The first running of the race in 1937 was to celebrate the new King of England, King George VI. Because of the war, the race was actually only run twice before it was postponed. The Kempton Park racecourses was used as a prison of war camp, such was the size and importance of the area that the racecourse took up. 

The race has always been run over 3 miles and with the first couple of incisions, only 4 horses took part in either. The first winner was that of Sothern Hero, aged 12, still making it the oldest winner of the race to this day. 

For the return of the race after the war in 1947, a new date was decided, Boxing Day. The festival was to work around the King George VI race, which was attracting the bigger names within the horse racing sector. Even since then, the race has been run on the same day, each year, attracting tens of thousands of fans from around the UK and the even the world. 

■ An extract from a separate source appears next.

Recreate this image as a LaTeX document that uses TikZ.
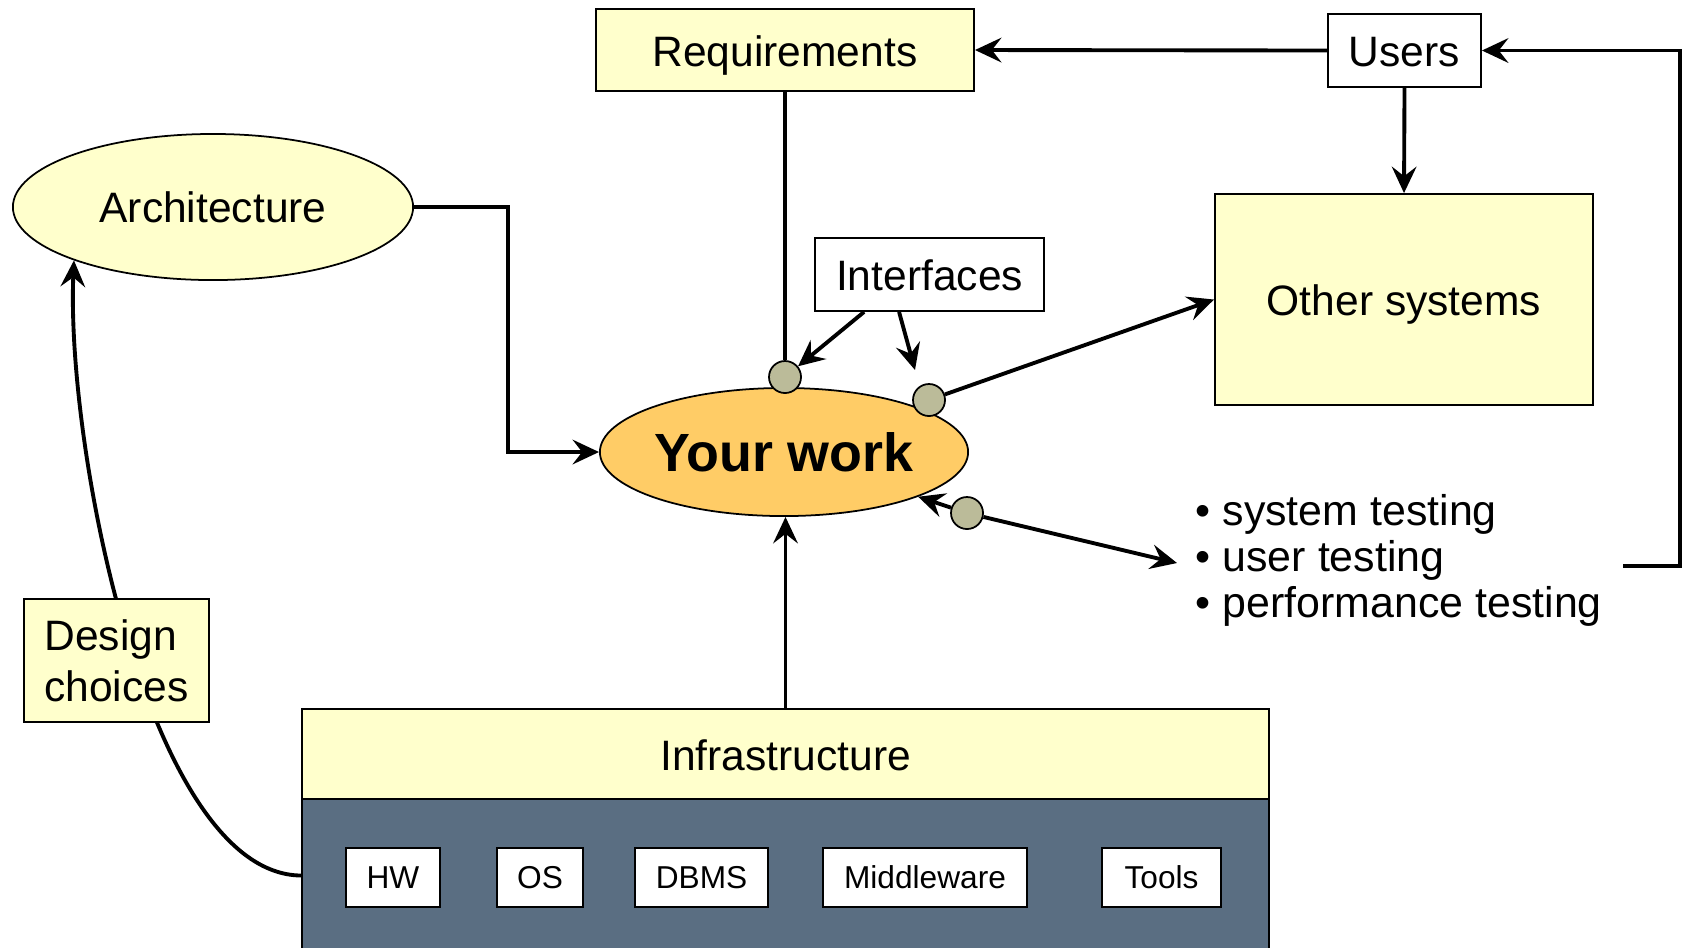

There have only ever been 6 years since the war that the race has not run. In 1961 and 1962 this was down to frost, in 1967 it was foot and mouth, 1968 was frost again, 1970 was snow and then 1981 because of frost and snow. 

But, regardless of these abandonments, the race is seen as a popular date. Boxing Day in the UK is a big day of sport, regardless of if you are a horse racing fan or not. Football have full fixture lists, but so do horse racing, with around half a dozen meetings across the UK. 

Racing is usually a sport that is run pretty much every day of the year, but over Christmas the sport gets few days off, usually from the 22nd onwards. The Boxing Day meetings are to signal that the racing calendar is back on and whilst not the start of the season, it does feel like the mini-break allows for a recharge of the batteries and to get back to it with the Winter Festival. 

Kauto Star

Kauto Star is undoubtedly one of the greatest race horses of all time. Throughout a long and illustrious career, the legend has won 18 major races, with 5 of those coming at the hands of the King George VI. Kauto Star also holds the record of winning margin within the race of 36 lengths, which he achieved in 2009, beating Arkle’s 44-year record of 30 lengths by some distance, highlighting the quality of this horse. Whilst 36 lengths victory is impressive in any race, to do it in a Grade 1 race that was full of quality opponents and winners, makes it even more special. 

As a result of this 2009 win, he then went on to receive the highest rating ever given by the Racing Post for a National Hunt horse of 192. In fact, his highest ever rating of 193 was bettered b only that of Arkle (212) and Flying Bot (210). 

But, behind every great horse is usually a great trainer and this is the case with Kauto Star in the form of Paul Nicholls. In fact, Nicholls has seen a lot of success in this race, winning it 9 times, with See More Business and Silviniaco Conti both double winners. Jockey Ruby Walsh rode all of Kauto Star’s 5 winners in the race, and again has seen great success as a result of this great horse. 

The fact that a bronze statue of Kauto Star has pride and place in Kempton Park just highlights his success even more. 

Desert Orchid 

Desert Orchid is another legend that is in the same league as the likes of Kauto Star. He’s won the race on 4 occasions and was a generation or so before Kauto Star. To see them both run together would have been a magical thing!

The horses 4 wins came in the mid-late eighties and early nineties, with three back to back victories in ’88, ’89 and ’90. Trainer, David Elsworth, is widely known for his work with Desert Orchid, working closely with the Burridge family who owned the horse. 

The horse has been able to see a huge amount of success around the world, including victories in the Irish Grand National, Racing Post Chase, Victor Chandler Chase and of course, probably the horses crowning glory, victory in the Cheltenham Gold Cup in 1989.